3. His Name Reveals His Destiny
Finally, the name itself is a mission statement. “Thou shalt call his name Jesus” (Luke 1:31). In Scripture, names are never accidental. God changed Abram to Abraham. Jacob to Israel. Simon to Peter. The names of God are full of meaning. And in this passage, the name Jesus means “Jehovah saves.”
That is what He came to do. Jesus saves people from their sins. Remember, as you read the Gospels, Jesus rescued people in many ways: from sickness, blindness, and even death. He even rescued people from themselves. Most importantly, His saving work is not only something we look back on once. Scripture speaks of salvation in a past sense (delivered from sin’s penalty), a present sense (God’s ongoing deliverance as we still struggle), and a future sense (one day free from sin forever in His presence). One day, we will see Him, and we will worship Him without the battle of sin weighing us down.

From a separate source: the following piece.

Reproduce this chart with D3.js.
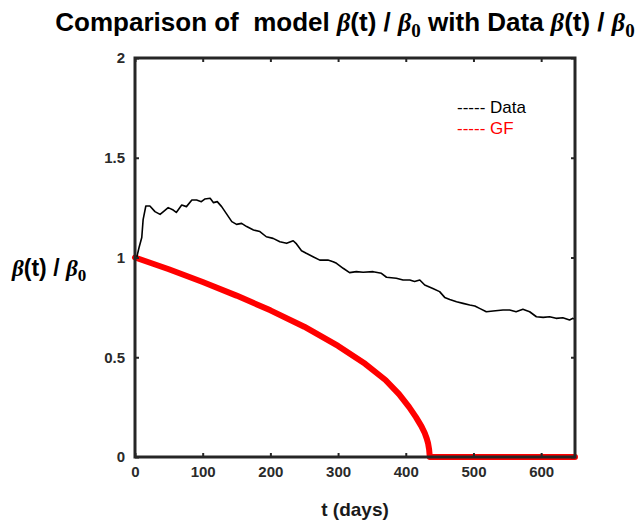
<!DOCTYPE html>
<html>
<head>
<meta charset="utf-8">
<script src="https://cdn.jsdelivr.net/npm/d3@7"></script>
<style>
  html, body { margin: 0; padding: 0; background: #fff; }
  svg { display: block; }
  text { white-space: pre; }
</style>
</head>
<body>
<svg id="chart" width="639" height="522"></svg>
<script>
// ---- data ----
const dataT = [0, 2.5, 6, 10, 12, 16, 22, 29.5, 37, 42, 49, 56.5, 61, 69, 76, 84, 91, 98, 103, 111, 116, 121.5, 128, 135, 143, 150, 157.5, 165, 175, 184.5, 194, 204, 214, 224, 233.7, 238.6, 246, 253, 263, 273, 285, 292.7, 297.7, 307.5, 317, 327, 337, 351.8, 364, 371.5, 386, 396, 406, 413, 420.7, 428, 440, 450, 457.5, 465, 475, 484.6, 494.5, 502, 509, 519, 529, 543.6, 553.5, 563, 573, 583, 593, 603, 612.5, 622, 632, 642, 647, 650];
const dataV = [1.0, 1.0, 1.05, 1.10, 1.19, 1.258, 1.258, 1.23, 1.216, 1.23, 1.25, 1.238, 1.226, 1.263, 1.255, 1.288, 1.288, 1.28, 1.293, 1.297, 1.275, 1.28, 1.255, 1.22, 1.18, 1.166, 1.171, 1.155, 1.138, 1.13, 1.104, 1.096, 1.079, 1.071, 1.084, 1.068, 1.034, 1.021, 1.004, 0.987, 0.987, 0.979, 0.971, 0.946, 0.924, 0.929, 0.926, 0.929, 0.921, 0.901, 0.896, 0.887, 0.887, 0.880, 0.887, 0.862, 0.845, 0.829, 0.80, 0.79, 0.778, 0.77, 0.762, 0.757, 0.745, 0.728, 0.732, 0.737, 0.737, 0.728, 0.74, 0.728, 0.703, 0.70, 0.703, 0.695, 0.698, 0.687, 0.695, 0.69];
const gfT = [0, 50, 100, 150, 200, 250, 300, 340, 370, 390, 405, 415, 423, 428, 431, 433, 434.5, 435.5, 500, 650];
const gfV = [1.0, 0.941, 0.877, 0.809, 0.735, 0.653, 0.557, 0.467, 0.386, 0.315, 0.25, 0.2, 0.155, 0.12, 0.092, 0.068, 0.038, 0.0, 0.0, 0.0];
const xTicks = [0, 100, 200, 300, 400, 500, 600];
const yTicks = [0, 0.5, 1, 1.5, 2];
const yTickLabels = ["0", "0.5", "1", "1.5", "2"];
const legendLabels = ["Data", "GF"];
const legendColors = ["#000000", "#ff0000"];

// ---- layout ----
const svg = d3.select("#chart");
const L = 135, R = 575, T = 58, B = 457;
const x = d3.scaleLinear().domain([0, 650]).range([L, R]);
const y = d3.scaleLinear().domain([0, 2]).range([B, T]);
const frame = "#262626";
const sans = "'Liberation Sans', Arial, Helvetica, sans-serif";
const serif = "'Liberation Serif', 'Times New Roman', serif";

// red GF curve
svg.append("path")
  .datum(gfT.map((t, i) => [t, gfV[i]]))
  .attr("fill", "none")
  .attr("stroke", "#ff0000")
  .attr("stroke-width", 6)
  .attr("stroke-linecap", "round")
  .attr("stroke-linejoin", "round")
  .attr("d", d3.line().x(d => x(d[0])).y(d => y(d[1])));

// data line
svg.append("path")
  .datum(dataT.map((t, i) => [t, dataV[i]]))
  .attr("fill", "none")
  .attr("stroke", "#000")
  .attr("stroke-width", 1.6)
  .attr("stroke-linejoin", "round")
  .attr("d", d3.line().x(d => x(d[0])).y(d => y(d[1])));

// axes (box with inward ticks)
const axB = d3.axisBottom(x).tickValues(xTicks).tickSize(-4).tickPadding(9).tickFormat(d3.format("d"));
const axT = d3.axisTop(x).tickValues(xTicks).tickSize(-4).tickFormat("");
const axL = d3.axisLeft(y).tickValues(yTicks).tickSize(-4).tickPadding(10).tickFormat((d, i) => yTickLabels[i]);
const axR = d3.axisRight(y).tickValues(yTicks).tickSize(-4).tickFormat("");

function styleAxis(g) {
  g.select(".domain").remove();
  g.selectAll(".tick line").attr("stroke", frame).attr("stroke-width", 2);
  g.selectAll(".tick text").attr("fill", "#2a2a2a")
    .style("font-family", sans).style("font-size", "15px").style("font-weight", "bold");
}
svg.append("g").attr("transform", `translate(0,${B})`).call(axB).call(styleAxis);
svg.append("g").attr("transform", `translate(0,${T})`).call(axT).call(styleAxis);
svg.append("g").attr("transform", `translate(${L},0)`).call(axL).call(styleAxis);
svg.append("g").attr("transform", `translate(${R},0)`).call(axR).call(styleAxis);

svg.append("rect")
  .attr("x", L).attr("y", T).attr("width", R - L).attr("height", B - T)
  .attr("fill", "none").attr("stroke", frame).attr("stroke-width", 3);

// title
function addBeta(el, subSize, dy) {
  el.append("tspan").style("font-family", serif).style("font-style", "italic").text("β");
  el.append("tspan").text("(t) / ");
  el.append("tspan").style("font-family", serif).style("font-style", "italic").text("β");
  el.append("tspan").style("font-family", serif).style("font-size", subSize + "px").attr("dy", dy).text("0");
}
const title = svg.append("text")
  .attr("x", 345).attr("y", 31)
  .attr("text-anchor", "middle")
  .style("font-family", sans).style("font-size", "26px").style("font-weight", "bold")
  .attr("fill", "#000");
title.append("tspan").text("Comparison of  model ");
addBeta(title, 19, 6);
title.append("tspan").attr("dy", -6).text(" with Data ");
addBeta(title, 19, 6);

// y label
const ylab = svg.append("text")
  .attr("x", 12).attr("y", 276)
  .style("font-family", sans).style("font-size", "23px").style("font-weight", "bold")
  .attr("fill", "#000");
addBeta(ylab, 17, 5);

// x label
svg.append("text")
  .attr("x", 355).attr("y", 516)
  .attr("text-anchor", "middle")
  .style("font-family", sans).style("font-size", "19px").style("font-weight", "bold")
  .attr("fill", "#1a1a1a")
  .text("t (days)");

// legend
const leg = svg.append("g");
legendLabels.forEach((lab, i) => {
  leg.append("text")
    .attr("x", 457).attr("y", 113 + i * 21)
    .style("font-family", sans).style("font-size", "17px")
    .attr("fill", legendColors[i])
    .text("----- " + lab);
});
</script>
</body>
</html>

Think of the labels on the presents under the Christmas tree. The label tells you who it is for, and it tells you something about what is inside. Heaven put the label on Jesus. If you are lost, you do not need to understand everything first. You need to understand that He is the Son of God, that He died and rose again, and that when you come to Him by faith, He will save. Like a drowning person grabbing a life preserver, you do not stop to analyze it. You cling to it.
But then he turned the question toward Christians, and it was pointed. What does the name of Jesus mean to you? If the name of Jesus is only a “get out of hell free” idea, or a weekly routine, or a label with no real effect, something is wrong. Jesus did not come to give us empty religion. He came to save, and He calls the saved to live for Him. Do not shrink His name into tradition, reduce it to convenience, or bury it under the noise of your life. Christ gave everything for us. We should live for Him with gratitude, obedience, and daily devotion. If He could pray, “Father, forgive them; for they know not what they do” (Luke 23:34), then we cannot excuse holding grudges, clinging to grievances, or living a small life that never moves beyond comfort.
Reflection QuestionIf someone watched your week, would they be able to tell that the name of Jesus is precious and powerful to you, or would it seem like “just a name”? What is one specific way you need to live for Him today because Jehovah saves?